◆ STATED TASK ◆
Present the following data again exactly as it is shown.

○ ○ ○ ○ ○

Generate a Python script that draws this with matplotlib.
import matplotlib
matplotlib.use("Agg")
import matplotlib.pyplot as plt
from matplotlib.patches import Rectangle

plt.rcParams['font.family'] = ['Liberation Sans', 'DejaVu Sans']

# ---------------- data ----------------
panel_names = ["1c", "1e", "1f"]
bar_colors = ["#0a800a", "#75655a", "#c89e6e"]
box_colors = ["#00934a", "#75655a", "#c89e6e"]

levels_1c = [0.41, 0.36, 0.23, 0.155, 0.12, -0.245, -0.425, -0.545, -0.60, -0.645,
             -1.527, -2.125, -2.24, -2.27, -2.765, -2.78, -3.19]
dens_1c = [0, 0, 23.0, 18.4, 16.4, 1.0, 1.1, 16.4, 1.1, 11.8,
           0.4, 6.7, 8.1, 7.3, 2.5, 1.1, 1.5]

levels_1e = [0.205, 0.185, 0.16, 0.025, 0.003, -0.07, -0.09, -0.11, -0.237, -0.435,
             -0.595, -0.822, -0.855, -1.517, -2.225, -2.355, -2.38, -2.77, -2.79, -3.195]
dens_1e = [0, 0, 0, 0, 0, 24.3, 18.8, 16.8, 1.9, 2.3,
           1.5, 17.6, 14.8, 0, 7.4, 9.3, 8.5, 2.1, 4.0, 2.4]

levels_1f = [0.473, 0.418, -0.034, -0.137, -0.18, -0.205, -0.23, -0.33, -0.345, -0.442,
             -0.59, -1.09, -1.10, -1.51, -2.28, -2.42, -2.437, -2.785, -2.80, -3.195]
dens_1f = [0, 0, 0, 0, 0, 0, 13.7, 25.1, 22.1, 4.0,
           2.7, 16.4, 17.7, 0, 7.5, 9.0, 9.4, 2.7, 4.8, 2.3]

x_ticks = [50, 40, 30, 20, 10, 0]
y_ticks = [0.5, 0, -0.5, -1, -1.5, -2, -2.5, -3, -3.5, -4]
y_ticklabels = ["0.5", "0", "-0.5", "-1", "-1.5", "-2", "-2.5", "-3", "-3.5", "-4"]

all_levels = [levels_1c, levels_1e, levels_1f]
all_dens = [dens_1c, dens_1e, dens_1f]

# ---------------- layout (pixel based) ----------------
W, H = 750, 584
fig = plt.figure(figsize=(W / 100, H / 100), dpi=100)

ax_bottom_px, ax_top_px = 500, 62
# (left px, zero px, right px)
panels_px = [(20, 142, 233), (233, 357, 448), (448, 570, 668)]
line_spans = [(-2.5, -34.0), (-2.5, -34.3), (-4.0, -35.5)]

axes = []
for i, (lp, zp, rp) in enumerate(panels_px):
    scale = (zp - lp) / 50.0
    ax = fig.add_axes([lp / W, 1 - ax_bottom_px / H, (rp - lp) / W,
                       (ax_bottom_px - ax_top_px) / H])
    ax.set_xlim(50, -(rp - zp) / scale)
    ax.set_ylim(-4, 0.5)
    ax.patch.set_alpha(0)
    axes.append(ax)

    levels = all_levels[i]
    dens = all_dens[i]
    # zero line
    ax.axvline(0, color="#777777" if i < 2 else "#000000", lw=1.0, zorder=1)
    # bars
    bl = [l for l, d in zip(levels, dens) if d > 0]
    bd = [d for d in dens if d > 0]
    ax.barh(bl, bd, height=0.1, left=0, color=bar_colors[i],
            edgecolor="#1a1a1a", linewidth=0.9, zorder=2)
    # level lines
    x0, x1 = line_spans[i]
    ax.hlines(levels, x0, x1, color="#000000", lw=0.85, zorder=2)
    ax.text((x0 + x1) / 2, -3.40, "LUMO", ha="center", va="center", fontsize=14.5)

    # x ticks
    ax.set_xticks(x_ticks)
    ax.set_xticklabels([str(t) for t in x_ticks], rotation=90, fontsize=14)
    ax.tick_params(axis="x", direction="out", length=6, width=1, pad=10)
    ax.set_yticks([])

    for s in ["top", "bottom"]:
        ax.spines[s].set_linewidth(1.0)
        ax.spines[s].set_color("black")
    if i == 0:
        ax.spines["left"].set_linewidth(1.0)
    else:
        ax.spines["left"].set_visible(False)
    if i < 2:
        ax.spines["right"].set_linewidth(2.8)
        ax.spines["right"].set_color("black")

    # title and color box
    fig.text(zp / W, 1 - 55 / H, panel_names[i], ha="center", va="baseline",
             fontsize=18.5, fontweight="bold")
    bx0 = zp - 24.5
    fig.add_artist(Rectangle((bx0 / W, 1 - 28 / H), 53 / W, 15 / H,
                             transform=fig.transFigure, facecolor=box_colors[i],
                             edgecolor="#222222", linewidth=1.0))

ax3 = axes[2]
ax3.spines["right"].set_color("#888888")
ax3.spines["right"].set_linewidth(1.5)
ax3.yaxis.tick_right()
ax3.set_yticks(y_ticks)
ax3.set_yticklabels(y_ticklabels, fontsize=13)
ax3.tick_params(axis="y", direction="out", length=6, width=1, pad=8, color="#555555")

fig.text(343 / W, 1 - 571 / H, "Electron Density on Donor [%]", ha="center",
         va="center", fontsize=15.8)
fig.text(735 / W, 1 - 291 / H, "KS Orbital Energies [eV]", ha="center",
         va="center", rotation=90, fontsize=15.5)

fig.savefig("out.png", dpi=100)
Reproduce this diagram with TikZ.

○ ○ ○ ○ ○

◆ WRITTEN REPLY ◆
Generate a Python script that draws this with matplotlib.
import matplotlib
matplotlib.use("Agg")
import matplotlib.pyplot as plt
from matplotlib.patches import Rectangle

plt.rcParams['font.family'] = ['Liberation Sans', 'DejaVu Sans']

# ---------------- data ----------------
panel_names = ["1c", "1e", "1f"]
bar_colors = ["#0a800a", "#75655a", "#c89e6e"]
box_colors = ["#00934a", "#75655a", "#c89e6e"]

levels_1c = [0.41, 0.36, 0.23, 0.155, 0.12, -0.245, -0.425, -0.545, -0.60, -0.645,
             -1.527, -2.125, -2.24, -2.27, -2.765, -2.78, -3.19]
dens_1c = [0, 0, 23.0, 18.4, 16.4, 1.0, 1.1, 16.4, 1.1, 11.8,
           0.4, 6.7, 8.1, 7.3, 2.5, 1.1, 1.5]

levels_1e = [0.205, 0.185, 0.16, 0.025, 0.003, -0.07, -0.09, -0.11, -0.237, -0.435,
             -0.595, -0.822, -0.855, -1.517, -2.225, -2.355, -2.38, -2.77, -2.79, -3.195]
dens_1e = [0, 0, 0, 0, 0, 24.3, 18.8, 16.8, 1.9, 2.3,
           1.5, 17.6, 14.8, 0, 7.4, 9.3, 8.5, 2.1, 4.0, 2.4]

levels_1f = [0.473, 0.418, -0.034, -0.137, -0.18, -0.205, -0.23, -0.33, -0.345, -0.442,
             -0.59, -1.09, -1.10, -1.51, -2.28, -2.42, -2.437, -2.785, -2.80, -3.195]
dens_1f = [0, 0, 0, 0, 0, 0, 13.7, 25.1, 22.1, 4.0,
           2.7, 16.4, 17.7, 0, 7.5, 9.0, 9.4, 2.7, 4.8, 2.3]

x_ticks = [50, 40, 30, 20, 10, 0]
y_ticks = [0.5, 0, -0.5, -1, -1.5, -2, -2.5, -3, -3.5, -4]
y_ticklabels = ["0.5", "0", "-0.5", "-1", "-1.5", "-2", "-2.5", "-3", "-3.5", "-4"]

all_levels = [levels_1c, levels_1e, levels_1f]
all_dens = [dens_1c, dens_1e, dens_1f]

# ---------------- layout (pixel based) ----------------
W, H = 750, 584
fig = plt.figure(figsize=(W / 100, H / 100), dpi=100)

ax_bottom_px, ax_top_px = 500, 62
# (left px, zero px, right px)
panels_px = [(20, 142, 233), (233, 357, 448), (448, 570, 668)]
line_spans = [(-2.5, -34.0), (-2.5, -34.3), (-4.0, -35.5)]

axes = []
for i, (lp, zp, rp) in enumerate(panels_px):
    scale = (zp - lp) / 50.0
    ax = fig.add_axes([lp / W, 1 - ax_bottom_px / H, (rp - lp) / W,
                       (ax_bottom_px - ax_top_px) / H])
    ax.set_xlim(50, -(rp - zp) / scale)
    ax.set_ylim(-4, 0.5)
    ax.patch.set_alpha(0)
    axes.append(ax)

    levels = all_levels[i]
    dens = all_dens[i]
    # zero line
    ax.axvline(0, color="#777777" if i < 2 else "#000000", lw=1.0, zorder=1)
    # bars
    bl = [l for l, d in zip(levels, dens) if d > 0]
    bd = [d for d in dens if d > 0]
    ax.barh(bl, bd, height=0.1, left=0, color=bar_colors[i],
            edgecolor="#1a1a1a", linewidth=0.9, zorder=2)
    # level lines
    x0, x1 = line_spans[i]
    ax.hlines(levels, x0, x1, color="#000000", lw=0.85, zorder=2)
    ax.text((x0 + x1) / 2, -3.40, "LUMO", ha="center", va="center", fontsize=14.5)

    # x ticks
    ax.set_xticks(x_ticks)
    ax.set_xticklabels([str(t) for t in x_ticks], rotation=90, fontsize=14)
    ax.tick_params(axis="x", direction="out", length=6, width=1, pad=10)
    ax.set_yticks([])

    for s in ["top", "bottom"]:
        ax.spines[s].set_linewidth(1.0)
        ax.spines[s].set_color("black")
    if i == 0:
        ax.spines["left"].set_linewidth(1.0)
    else:
        ax.spines["left"].set_visible(False)
    if i < 2:
        ax.spines["right"].set_linewidth(2.8)
        ax.spines["right"].set_color("black")

    # title and color box
    fig.text(zp / W, 1 - 55 / H, panel_names[i], ha="center", va="baseline",
             fontsize=18.5, fontweight="bold")
    bx0 = zp - 24.5
    fig.add_artist(Rectangle((bx0 / W, 1 - 28 / H), 53 / W, 15 / H,
                             transform=fig.transFigure, facecolor=box_colors[i],
                             edgecolor="#222222", linewidth=1.0))

ax3 = axes[2]
ax3.spines["right"].set_color("#888888")
ax3.spines["right"].set_linewidth(1.5)
ax3.yaxis.tick_right()
ax3.set_yticks(y_ticks)
ax3.set_yticklabels(y_ticklabels, fontsize=13)
ax3.tick_params(axis="y", direction="out", length=6, width=1, pad=8, color="#555555")

fig.text(343 / W, 1 - 571 / H, "Electron Density on Donor [%]", ha="center",
         va="center", fontsize=15.8)
fig.text(735 / W, 1 - 291 / H, "KS Orbital Energies [eV]", ha="center",
         va="center", rotation=90, fontsize=15.5)

fig.savefig("out.png", dpi=100)
Reproduce this diagram with TikZ.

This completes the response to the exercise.